_GIVEN EXERCISE:_ Omit the images, then print each record below exactly as it reads.

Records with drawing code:

——————

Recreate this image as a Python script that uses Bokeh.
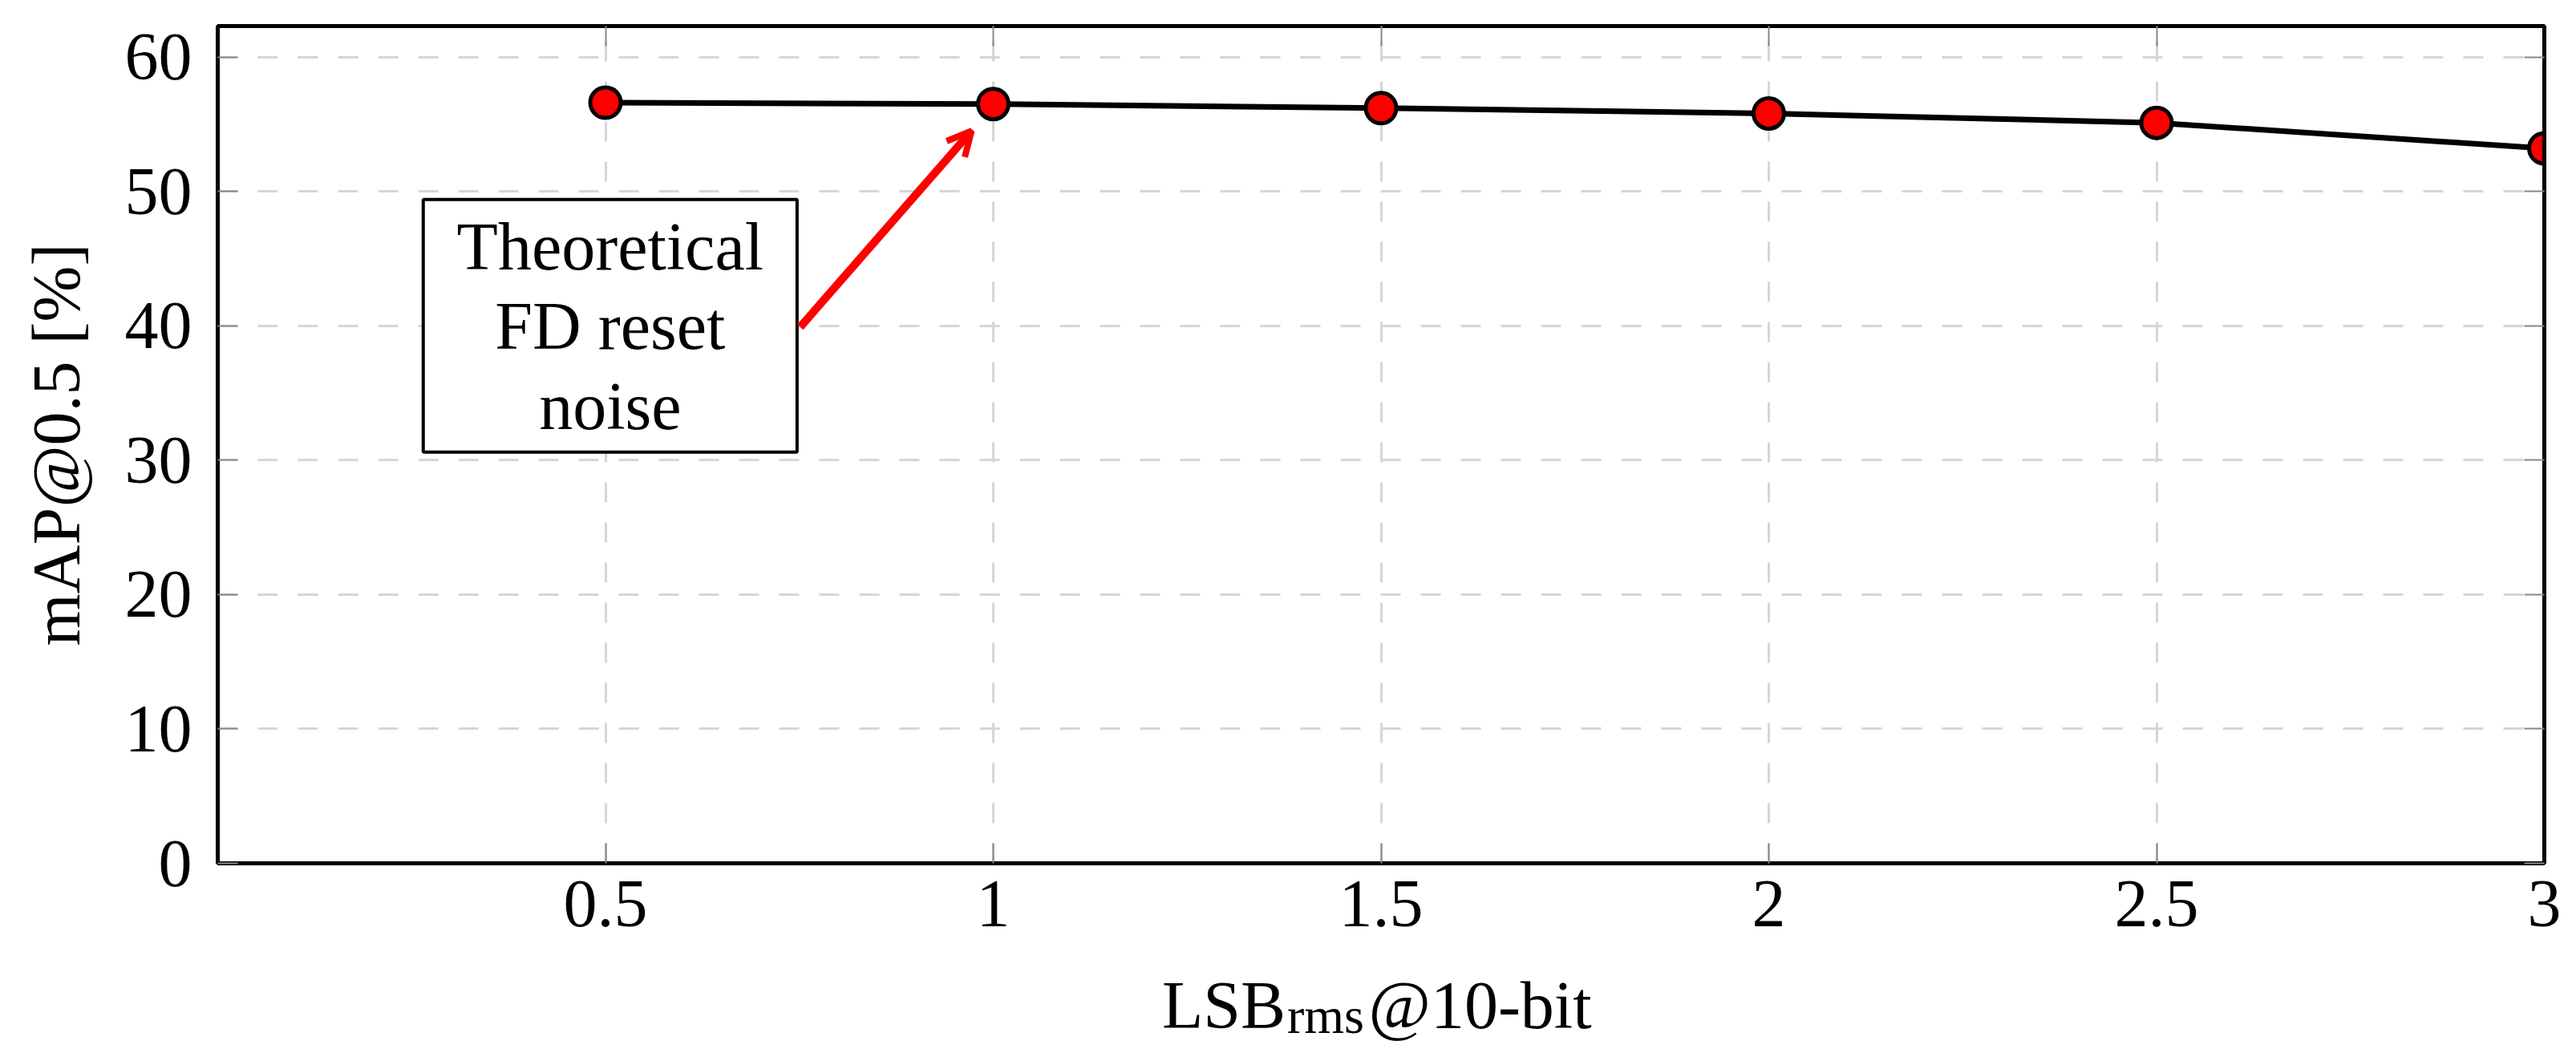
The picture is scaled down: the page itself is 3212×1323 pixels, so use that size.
from bokeh.plotting import figure
from bokeh.models import Range1d, FixedTicker, Label, Arrow, OpenHead, BoxAnnotation, LinearAxis
from bokeh.layouts import column
from bokeh.embed import file_html
from bokeh.resources import INLINE

# ---- data ----
lsb_rms = [0.5, 1.0, 1.5, 2.0, 2.5, 3.0]
map50 = [56.6, 56.5, 56.2, 55.8, 55.1, 53.2]
x_ticks = [0.5, 1.0, 1.5, 2.0, 2.5, 3.0]
x_tick_labels = ["0.5", "1", "1.5", "2", "2.5", "3"]
y_ticks = [0, 10, 20, 30, 40, 50, 60]
annotation_lines = ["Theoretical", "FD reset", "noise"]

FONT = "Liberation Serif"
FS = "84px"
W = 3204
ML, MR = 271, 32

x_range = Range1d(0, 3)
p = figure(width=W, height=1192, output_backend="svg", toolbar_location=None,
           x_range=x_range, y_range=Range1d(0, 62.3),
           min_border_left=ML, min_border_right=MR, min_border_top=32, min_border_bottom=116)
p.background_fill_color = "white"
p.border_fill_color = "white"
p.outline_line_color = "black"
p.outline_line_width = 5

# mirrored tick-only axes on top and right
p.add_layout(LinearAxis(), "right")
p.add_layout(LinearAxis(), "above")

for ax in p.axis:
    ax.axis_line_color = "black"
    ax.axis_line_width = 5
    ax.major_tick_in = 25
    ax.major_tick_out = 0
    ax.major_tick_line_color = "#888888"
    ax.major_tick_line_width = 2
    ax.minor_tick_line_color = None
    ax.major_label_text_font = FONT
    ax.major_label_text_font_size = FS
    ax.major_label_text_color = "black"
    ax.axis_label_text_font = FONT
    ax.axis_label_text_font_size = FS
    ax.axis_label_text_font_style = "normal"
    ax.axis_label_text_color = "black"

for ax in p.xaxis:
    ax.ticker = FixedTicker(ticks=x_ticks)
    ax.major_label_overrides = dict(zip(x_ticks, x_tick_labels))
for ax in p.yaxis:
    ax.ticker = FixedTicker(ticks=y_ticks)

for ax in (p.right[0], p.above[0]):
    ax.major_label_text_font_size = "0px"
    ax.major_label_standoff = 0
    ax.major_label_text_color = None

p.below[0].major_label_standoff = 22
p.left[0].major_label_standoff = 32
p.left[0].axis_label = "mAP@0.5 [%]"
p.left[0].axis_label_standoff = 36

# grid
for g in (p.xgrid[0], p.ygrid[0]):
    g.grid_line_color = "#d6d6d6"
    g.grid_line_width = 3
    g.grid_line_dash = "25 25"

# data
p.line(lsb_rms, map50, line_color="black", line_width=7)
p.scatter(lsb_rms, map50, size=38, fill_color="red", line_color="black", line_width=5)

# annotation box
box = BoxAnnotation(left=0.265, right=0.747, top=49.4, bottom=30.6,
                    fill_color="white", fill_alpha=1.0, line_color="black", line_alpha=1.0,
                    line_width=4, level="annotation")
p.add_layout(box)
for txt, yb in zip(annotation_lines, [45.9, 40.0, 34.0]):
    p.add_layout(Label(x=0.506, y=yb, text=txt, text_align="center", text_baseline="alphabetic",
                       text_font=FONT, text_font_size=FS, text_color="black"))

p.add_layout(Arrow(x_start=0.751, y_start=39.9, x_end=0.972, y_end=54.5,
                   line_color="red", line_width=10,
                   end=OpenHead(size=30, line_color="red", line_width=8)))

# x axis title with subscript, in a strip below the plot
p2 = figure(width=W, height=118, output_backend="svg", toolbar_location=None,
            x_range=x_range, y_range=Range1d(0, 118),
            x_axis_type=None, y_axis_type=None, title=None,
            min_border_left=ML, min_border_right=MR, min_border_top=0, min_border_bottom=0)
p2.outline_line_color = None
p2.grid.visible = False
p2.background_fill_color = "white"
p2.border_fill_color = "white"
p2.add_layout(Label(x=1.377, y=57, text="LSB", text_align="right", text_baseline="alphabetic",
                    text_font=FONT, text_font_size=FS, text_color="black"))
p2.add_layout(Label(x=1.379, y=44, text="rms", text_align="left", text_baseline="alphabetic",
                    text_font=FONT, text_font_size="64px", text_color="black"))
p2.add_layout(Label(x=1.484, y=57, text="@10-bit", text_align="left", text_baseline="alphabetic",
                    text_font=FONT, text_font_size=FS, text_color="black"))

layout = column(p, p2, spacing=0)
open("out.html", "w").write(file_html(layout, INLINE))
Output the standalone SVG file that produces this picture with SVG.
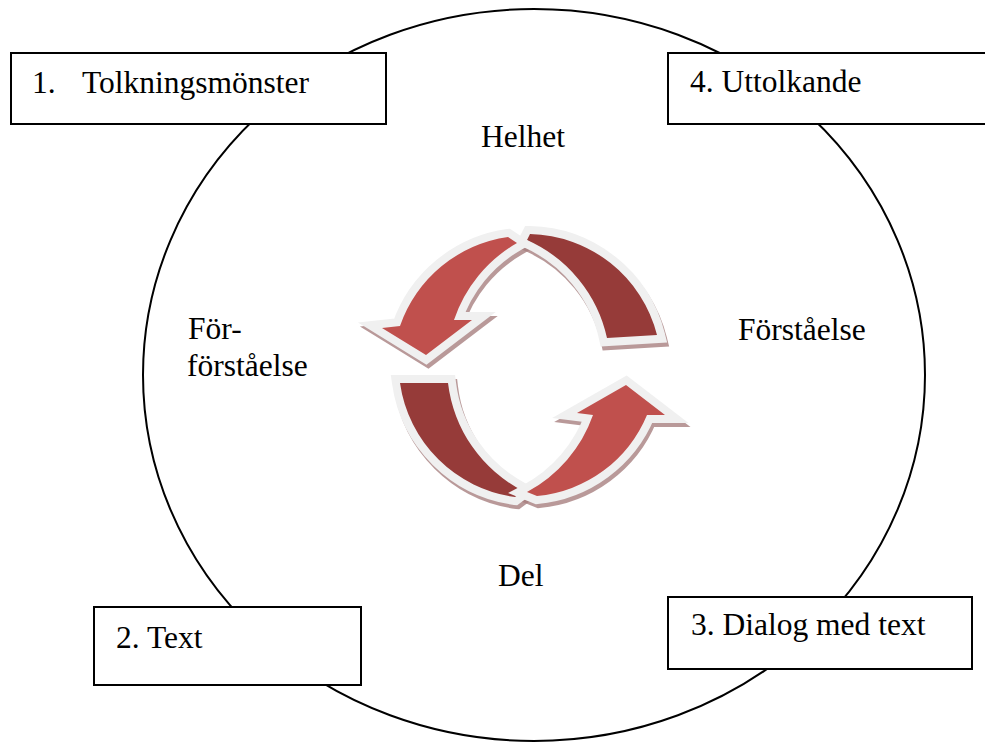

——————

_RESPONSE TO THIS TASK:_
Recreate this image as a Python script that uses Bokeh.
The picture is scaled down: the page itself is 3212×1323 pixels, so use that size.
from bokeh.plotting import figure
from bokeh.models import Range1d, FixedTicker, Label, Arrow, OpenHead, BoxAnnotation, LinearAxis
from bokeh.layouts import column
from bokeh.embed import file_html
from bokeh.resources import INLINE

# ---- data ----
lsb_rms = [0.5, 1.0, 1.5, 2.0, 2.5, 3.0]
map50 = [56.6, 56.5, 56.2, 55.8, 55.1, 53.2]
x_ticks = [0.5, 1.0, 1.5, 2.0, 2.5, 3.0]
x_tick_labels = ["0.5", "1", "1.5", "2", "2.5", "3"]
y_ticks = [0, 10, 20, 30, 40, 50, 60]
annotation_lines = ["Theoretical", "FD reset", "noise"]

FONT = "Liberation Serif"
FS = "84px"
W = 3204
ML, MR = 271, 32

x_range = Range1d(0, 3)
p = figure(width=W, height=1192, output_backend="svg", toolbar_location=None,
           x_range=x_range, y_range=Range1d(0, 62.3),
           min_border_left=ML, min_border_right=MR, min_border_top=32, min_border_bottom=116)
p.background_fill_color = "white"
p.border_fill_color = "white"
p.outline_line_color = "black"
p.outline_line_width = 5

# mirrored tick-only axes on top and right
p.add_layout(LinearAxis(), "right")
p.add_layout(LinearAxis(), "above")

for ax in p.axis:
    ax.axis_line_color = "black"
    ax.axis_line_width = 5
    ax.major_tick_in = 25
    ax.major_tick_out = 0
    ax.major_tick_line_color = "#888888"
    ax.major_tick_line_width = 2
    ax.minor_tick_line_color = None
    ax.major_label_text_font = FONT
    ax.major_label_text_font_size = FS
    ax.major_label_text_color = "black"
    ax.axis_label_text_font = FONT
    ax.axis_label_text_font_size = FS
    ax.axis_label_text_font_style = "normal"
    ax.axis_label_text_color = "black"

for ax in p.xaxis:
    ax.ticker = FixedTicker(ticks=x_ticks)
    ax.major_label_overrides = dict(zip(x_ticks, x_tick_labels))
for ax in p.yaxis:
    ax.ticker = FixedTicker(ticks=y_ticks)

for ax in (p.right[0], p.above[0]):
    ax.major_label_text_font_size = "0px"
    ax.major_label_standoff = 0
    ax.major_label_text_color = None

p.below[0].major_label_standoff = 22
p.left[0].major_label_standoff = 32
p.left[0].axis_label = "mAP@0.5 [%]"
p.left[0].axis_label_standoff = 36

# grid
for g in (p.xgrid[0], p.ygrid[0]):
    g.grid_line_color = "#d6d6d6"
    g.grid_line_width = 3
    g.grid_line_dash = "25 25"

# data
p.line(lsb_rms, map50, line_color="black", line_width=7)
p.scatter(lsb_rms, map50, size=38, fill_color="red", line_color="black", line_width=5)

# annotation box
box = BoxAnnotation(left=0.265, right=0.747, top=49.4, bottom=30.6,
                    fill_color="white", fill_alpha=1.0, line_color="black", line_alpha=1.0,
                    line_width=4, level="annotation")
p.add_layout(box)
for txt, yb in zip(annotation_lines, [45.9, 40.0, 34.0]):
    p.add_layout(Label(x=0.506, y=yb, text=txt, text_align="center", text_baseline="alphabetic",
                       text_font=FONT, text_font_size=FS, text_color="black"))

p.add_layout(Arrow(x_start=0.751, y_start=39.9, x_end=0.972, y_end=54.5,
                   line_color="red", line_width=10,
                   end=OpenHead(size=30, line_color="red", line_width=8)))

# x axis title with subscript, in a strip below the plot
p2 = figure(width=W, height=118, output_backend="svg", toolbar_location=None,
            x_range=x_range, y_range=Range1d(0, 118),
            x_axis_type=None, y_axis_type=None, title=None,
            min_border_left=ML, min_border_right=MR, min_border_top=0, min_border_bottom=0)
p2.outline_line_color = None
p2.grid.visible = False
p2.background_fill_color = "white"
p2.border_fill_color = "white"
p2.add_layout(Label(x=1.377, y=57, text="LSB", text_align="right", text_baseline="alphabetic",
                    text_font=FONT, text_font_size=FS, text_color="black"))
p2.add_layout(Label(x=1.379, y=44, text="rms", text_align="left", text_baseline="alphabetic",
                    text_font=FONT, text_font_size="64px", text_color="black"))
p2.add_layout(Label(x=1.484, y=57, text="@10-bit", text_align="left", text_baseline="alphabetic",
                    text_font=FONT, text_font_size=FS, text_color="black"))

layout = column(p, p2, spacing=0)
open("out.html", "w").write(file_html(layout, INLINE))
Output the standalone SVG file that produces this picture with SVG.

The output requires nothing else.